The agenda is straightforward on paper. The United States wants Iran to accept strict limits on nuclear enrichment and ballistic missiles. In return, Tehran seeks relief from economic sanctions and guarantees against future attacks. Reopening the Strait of Hormuz is central. Iran has restricted shipping through the vital waterway since the war began, seeking to impose tolls on tankers carrying oil that supplies one-fifth of global demand. The resulting spike in energy prices has complicated Republican messaging on inflation and affordability heading into midterm elections.
Both sides spent Friday trading blame for the ceasefire's shaky state. Trump posted repeatedly on social media, accusing Iran of doing a poor job restoring oil flows and violating the truce terms. Iranian officials countered that Israeli strikes in Lebanon, which they insist are covered by the agreement, have made talks pointless. Iran's foreign ministry spokesman tied participation in Pakistan to a full halt in Israeli operations there. The Revolutionary Guards, meanwhile, insisted they have not broken the ceasefire.
This back-and-forth underscores how the conflict has spread beyond initial targets. Fighting reached Lebanon, where Israel maintains a partial occupation, and has disrupted trade across the Persian Gulf. The human and economic costs are mounting. American consumers face higher gasoline prices precisely when many are already strained by years of rising living expenses. That reality has upended the administration's domestic focus. Vance had planned to spend much of this year traveling the country, hammering Democrats as out of touch on kitchen-table issues. The war has changed the script.
For all the challenges, Vance's background as an intervention skeptic could prove useful. Iranian officials may view him as more credible than voices in Washington who have long pushed for regime change in Tehran. The Christian Science Monitor noted that his anti-war instincts might help build a baseline of trust that career hawks could never establish. Yet the same reporting warns he could also absorb the blame if diplomacy collapses and fighting resumes.
The administration's goals remain curbing Iran's nuclear breakout capacity and its ability to threaten neighbors with missiles while restoring reliable energy flows that keep global markets stable. Achieving them without further entanglement will require delicate balancing. Kushner's involvement adds another layer of continuity with Trump's first-term approach, though critics question whether family connections and outside envoys should play such prominent roles in matters of war and peace.
Vance's own comments as he left Hungary this week were characteristically understated. He described making and taking numerous calls but expressed satisfaction with the current position. That restraint contrasts with the bombast that has defined much of the public discussion around the Iran operation. It also reflects the uncomfortable truth many in the president's base have voiced quietly: America has once again been pulled into a Middle East conflict with uncertain boundaries and high costs.

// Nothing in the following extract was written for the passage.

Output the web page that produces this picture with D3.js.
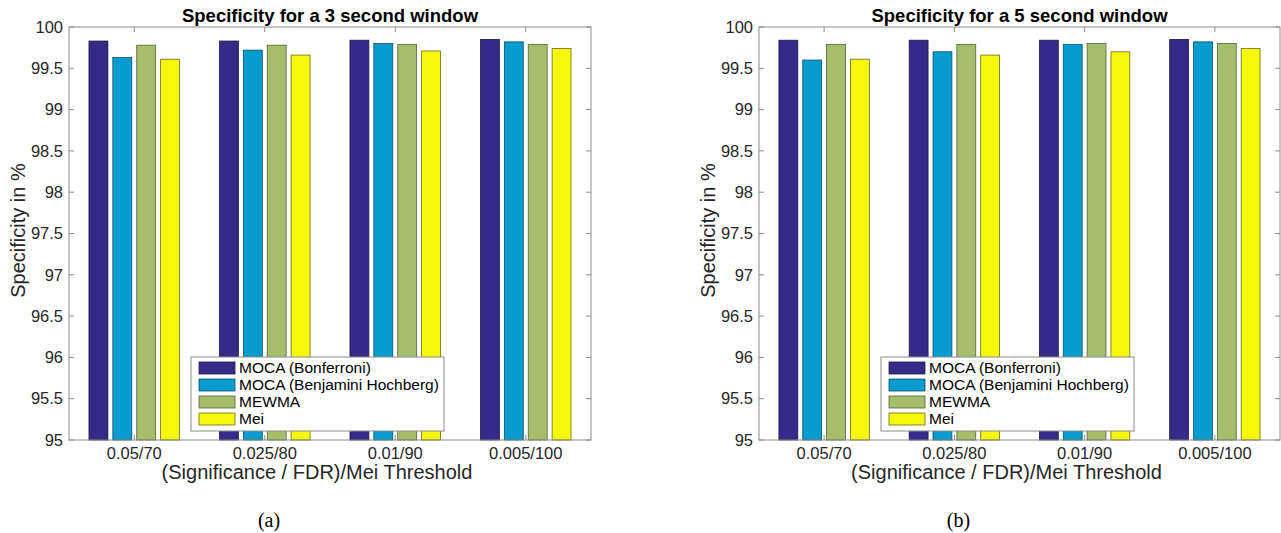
<!DOCTYPE html>
<html>
<head>
<meta charset="utf-8">
<script src="https://cdn.jsdelivr.net/npm/d3@7"></script>
<style>
  body { margin: 0; background: #fff; }
  svg text { font-family: Helvetica, Arial, "Liberation Sans", sans-serif; fill: #262626; }
</style>
</head>
<body>
<svg id="chart" width="1281" height="533"></svg>
<script>
// --- data ---
const categories = ["0.05/70", "0.025/80", "0.01/90", "0.005/100"];
const seriesNames = ["MOCA (Bonferroni)", "MOCA (Benjamini Hochberg)", "MEWMA", "Mei"];
const seriesColors = ["#352a87", "#079cd0", "#a5be6b", "#f7f70c"];
const seriesEdges = ["#1e1a4a", "#0b4f6a", "#555f3a", "#6b6b20"];
const yTicks = [95, 95.5, 96, 96.5, 97, 97.5, 98, 98.5, 99, 99.5, 100];

// 3 second window
const bonf3 = [99.83, 99.83, 99.84, 99.85];
const bh3 = [99.63, 99.72, 99.80, 99.82];
const mewma3 = [99.78, 99.78, 99.79, 99.79];
const mei3 = [99.61, 99.66, 99.71, 99.74];

// 5 second window
const bonf5 = [99.84, 99.84, 99.84, 99.85];
const bh5 = [99.60, 99.70, 99.79, 99.82];
const mewma5 = [99.79, 99.79, 99.80, 99.80];
const mei5 = [99.61, 99.66, 99.70, 99.74];

const svg = d3.select("#chart");

function drawPanel(left, right, title, series, caption) {
    const top = 27, bottom = 440;
    const g = svg.append("g");

    const x = d3.scaleLinear().domain([0.5, categories.length + 0.5]).range([left, right]);
    const y = d3.scaleLinear().domain([95, 100]).range([bottom, top]);

    const pitch = 0.183;   // distance between bars in a group (x units)
    const barW = 0.145;

    // bars
    series.forEach((vals, si) => {
        g.selectAll(null)
            .data(vals)
            .enter()
            .append("rect")
            .attr("x", (d, i) => x(i + 1 + (si - 1.5) * pitch - barW / 2))
            .attr("width", x(barW) - x(0))
            .attr("y", d => y(d))
            .attr("height", d => y(95) - y(d))
            .attr("fill", seriesColors[si])
            .attr("stroke", seriesEdges[si])
            .attr("stroke-width", 0.8);
    });

    // box + ticks (inward, on all sides like matlab)
    const axisCol = "#8c8c8c";
    g.append("rect")
        .attr("x", left).attr("y", top)
        .attr("width", right - left).attr("height", bottom - top)
        .attr("fill", "none").attr("stroke", axisCol).attr("stroke-width", 1);

    const tl = 5;
    yTicks.forEach(t => {
        g.append("line").attr("x1", left).attr("x2", left + tl).attr("y1", y(t)).attr("y2", y(t)).attr("stroke", axisCol);
        g.append("line").attr("x1", right).attr("x2", right - tl).attr("y1", y(t)).attr("y2", y(t)).attr("stroke", axisCol);
        g.append("text")
            .attr("x", left - 6).attr("y", y(t))
            .attr("dy", "0.35em")
            .attr("text-anchor", "end")
            .style("font-size", "16.5px")
            .text(d3.format("")(t));
    });

    categories.forEach((c, i) => {
        const cx = x(i + 1);
        g.append("line").attr("x1", cx).attr("x2", cx).attr("y1", bottom).attr("y2", bottom - tl).attr("stroke", axisCol);
        g.append("line").attr("x1", cx).attr("x2", cx).attr("y1", top).attr("y2", top + tl).attr("stroke", axisCol);
        g.append("text")
            .attr("x", cx).attr("y", 453)
            .attr("dy", "0.35em")
            .attr("text-anchor", "middle")
            .style("font-size", "16.5px")
            .text(c);
    });

    const midX = (left + right) / 2;
    // title
    g.append("text")
        .attr("x", midX).attr("y", 22)
        .attr("text-anchor", "middle")
        .style("font-size", "18.5px")
        .style("font-weight", "bold")
        .style("fill", "#000")
        .text(title);

    // axis labels
    g.append("text")
        .attr("x", midX - 13).attr("y", 472)
        .attr("dy", "0.35em")
        .attr("text-anchor", "middle")
        .style("font-size", "20px")
        .text("(Significance / FDR)/Mei Threshold");

    g.append("text")
        .attr("transform", `translate(${left - 51},${(top + bottom) / 2 - 3}) rotate(-90)`)
        .attr("text-anchor", "middle")
        .attr("dy", "0.35em")
        .style("font-size", "20px")
        .text("Specificity in %");

    // legend
    const lx = left + 122, ly = 357, lw = 253, lh = 74;
    const leg = g.append("g");
    leg.append("rect")
        .attr("x", lx).attr("y", ly).attr("width", lw).attr("height", lh)
        .attr("fill", "#fff").attr("stroke", axisCol);
    seriesNames.forEach((name, i) => {
        const ry = ly + 11 + i * 17;
        leg.append("rect")
            .attr("x", lx + 8).attr("y", ry - 6)
            .attr("width", 36).attr("height", 12)
            .attr("fill", seriesColors[i])
            .attr("stroke", seriesEdges[i]).attr("stroke-width", 0.8);
        leg.append("text")
            .attr("x", lx + 48).attr("y", ry)
            .attr("dy", "0.35em")
            .style("font-size", "15.5px")
            .style("fill", "#000")
            .text(name);
    });

    // caption
    svg.append("text")
        .attr("x", midX - 61).attr("y", 520)
        .attr("dy", "0.35em")
        .attr("text-anchor", "middle")
        .style("font-family", "'Liberation Serif', 'Times New Roman', serif")
        .style("font-size", "20px")
        .style("fill", "#000")
        .text(caption);
}

drawPanel(69, 591, "Specificity for a 3 second window", [bonf3, bh3, mewma3, mei3], "(a)");
drawPanel(759, 1280, "Specificity for a 5 second window", [bonf5, bh5, mewma5, mei5], "(b)");
</script>
</body>
</html>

The coming days in Islamabad will reveal whether Vance can translate his private warnings into concrete diplomatic gains. Success would validate his judgment that restraint serves American interests better than perpetual confrontation. Failure risks locking the United States into another open-ended commitment far from home while families here wrestle with the daily consequences of disrupted oil markets and higher prices.
This is not abstract foreign policy. It is a test of whether the America First approach that resonated with millions can survive the pressures of governing in a dangerous world. Vance, the reluctant warrior turned reluctant negotiator, now stands at the center of that test. The stakes extend well beyond his political future or even the immediate future of the Middle East. They touch the pocketbooks and security of Americans who have grown weary of wars that rarely seem to end.